No damages on a class wide basis
After determining that Miller Bernstein owed a duty of care to the class to conduct an audit of Buckingham’s Form 9 reports with the skill and care of a competent practitioner, Justice Belobaba determined that Miller Bernstein breached its duty of care in filing the Form 9 audits. He also determined that the filing of false Form 9s was at least a cause of the losses sustained by class members. The common issues, with the exception of damages, were therefore answered in favour of the plaintiff.
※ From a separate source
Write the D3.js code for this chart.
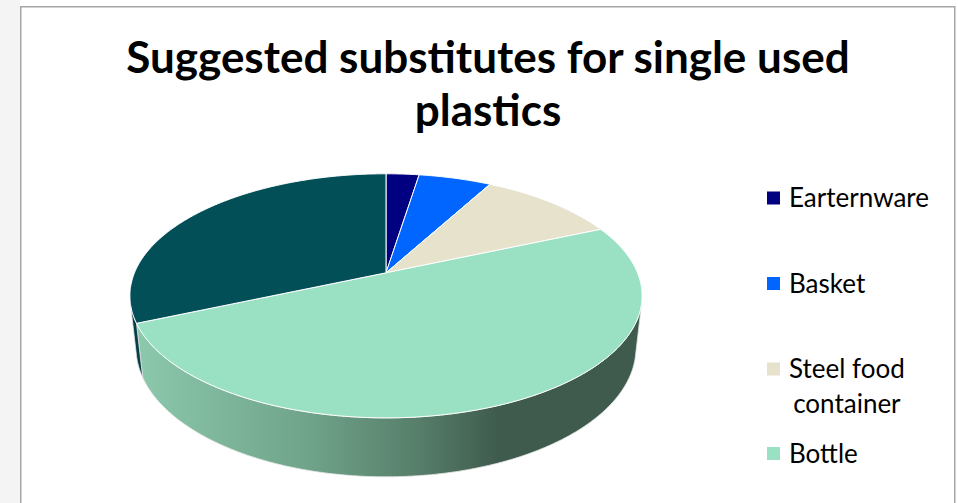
<!DOCTYPE html>
<html><head><meta charset="utf-8">
<script src="https://cdn.jsdelivr.net/npm/d3@7"></script>
<style>body{margin:0;background:#fff;} svg{display:block;}</style>
</head><body><svg id="c" width="958" height="503"></svg>
<script>
// ---- data ----
const categories = ["Earternware", "Basket", "Steel food container", "Bottle", "Cloth bag"];
const values = [2.5, 5.5, 10.5, 50, 31.5];
const colors = ["#000080", "#0066ff", "#e6e2cc", "#9ae1c3", "#024f57"];
const legendLines = [["Earternware"], ["Basket"], ["Steel food", "container"], ["Bottle"], ["Cloth bag"]];
const titleLines = ["Suggested substitutes for single used", "plastics"];

const W = 958, H = 503;
const svg = d3.select("#c");

// frame
svg.append("rect").attr("x", 0).attr("y", 0).attr("width", 20).attr("height", H).attr("fill", "#f4f4f4");
svg.append("rect").attr("x", 20.75).attr("y", 6.75).attr("width", 934).attr("height", 700)
  .attr("fill", "#fff").attr("stroke", "#a6a6a6").attr("stroke-width", 1.5);

// title
const title = svg.append("text").attr("text-anchor", "middle")
  .attr("font-family", "Lato, 'Open Sans', sans-serif").attr("font-weight", 700)
  .attr("font-size", 44).attr("fill", "#000");
titleLines.forEach((t, i) => {
  title.append("tspan").attr("x", 488).attr("y", 73 + i * 53).text(t);
});

// ---- 3D pie projection ----
const cx = 386, cy = 272.8, K = 1178, sA = 0.468, cA = Math.sqrt(1 - sA * sA), Dist = 4.684, Hh = 0.2368;
function proj(phi, yl) {
  const x = Math.sin(phi), z = -Math.cos(phi);
  const xc = x, yc = yl * cA - z * sA, depth = Dist - (yl * sA + z * cA);
  return [cx + K * xc / depth, cy - K * yc / depth];
}
function arcPts(a0, a1, yl) {
  const n = Math.max(2, Math.ceil(Math.abs(a1 - a0) / (Math.PI / 360)));
  return d3.range(n + 1).map(i => proj(a0 + (a1 - a0) * i / n, yl));
}
const pie = d3.pie().sort(null).value(d => d)(values);
const line = d3.line();

const defs = svg.append("defs");
const grad = defs.append("linearGradient").attr("id", "wall").attr("gradientUnits", "userSpaceOnUse")
  .attr("x1", 130).attr("x2", 641).attr("y1", 0).attr("y2", 0);
[[0, "#8dcaad"], [0.35, "#6fa38a"], [0.57, "#567d69"], [0.72, "#3f5b4d"], [1, "#3f5b4d"]]
  .forEach(([o, c]) => grad.append("stop").attr("offset", o).attr("stop-color", c));
const wallFill = ["#000050", "#0040a0", "#a09c88", "url(#wall)", "#063f46"];

// visible outer wall range
const phiVis = Math.acos(-1 / (Dist * cA));
const vis0 = phiVis, vis1 = 2 * Math.PI - phiVis;
const g = svg.append("g");
pie.forEach((p, i) => {
  const a0 = Math.max(p.startAngle, vis0), a1 = Math.min(p.endAngle, vis1);
  if (a1 <= a0) return;
  const pts = arcPts(a0, a1, 0).concat(arcPts(a1, a0, -Hh));
  g.append("path").attr("d", line(pts) + "Z").attr("fill", wallFill[i])
    .attr("stroke", "#e6e6e6").attr("stroke-width", 0.8);
});
pie.forEach((p, i) => {
  const pts = [[cx, cy]].concat(arcPts(p.startAngle, p.endAngle, 0));
  g.append("path").attr("d", line(pts) + "Z").attr("fill", colors[i])
    .attr("stroke", "#ffffff").attr("stroke-width", 1);
});

// ---- legend ----
const lg = svg.append("g").attr("font-family", "Lato, 'Open Sans', sans-serif").attr("font-size", 26).attr("fill", "#000");
const rowY = [198, 283.5, 369, 453.5, 540];
categories.forEach((c, i) => {
  const y = rowY[i];
  if (y > H) return;
  lg.append("rect").attr("x", 767).attr("y", y - 6.5).attr("width", 13).attr("height", 13).attr("fill", colors[i]);
  const lines = legendLines[i];
  const t = lg.append("text").attr("x", 789).attr("y", y + 9).text(lines[0]);
  if (lines.length > 1) {
    const w = t.node().getComputedTextLength();
    t.attr("text-anchor", "middle").attr("x", 789 + w / 2);
    lg.append("text").attr("text-anchor", "middle").attr("x", 789 + w / 2).attr("y", y + 44).text(lines[1]);
  }
});
</script>
</body></html>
However, Justice Belobaba held that damages could not be determined on a class-wide basis. There was no evidence of the class members’ actual losses, whether on an individual or class-wide basis, and no proposed methodology for making this determination. Justice Belobaba noted that the expert reports purporting to estimate aggregate losses were not helpful since actual loss is needed to establish liability in a tort claim. The plaintiff indicated that he may bring a follow-up motion so that losses may be determined.
Key take-aways
Justice Belobaba’s ruling confirms that auditors of a securities dealer can be held liable in negligence to their “client’s clients”, such that auditors cannot necessarily avoid liability in the context of securities class actions by arguing that the plaintiff investors failed to prove individual class member reliance on the negligent misstatement. However, the decision turns on a number of fact-specific determinations, most notably the fact that the auditors were specifically aware of the identity of the class members and the scope of their investments. Moreover, the statements at issue (i.e., the Form 9 reports) were prepared for a specific purpose, which similarly obviated the concerns of indeterminate liability that otherwise arise in the context of auditor liability. Accordingly, the nature and extent of an auditor’s exposure to liability will turn on the particular facts of the case.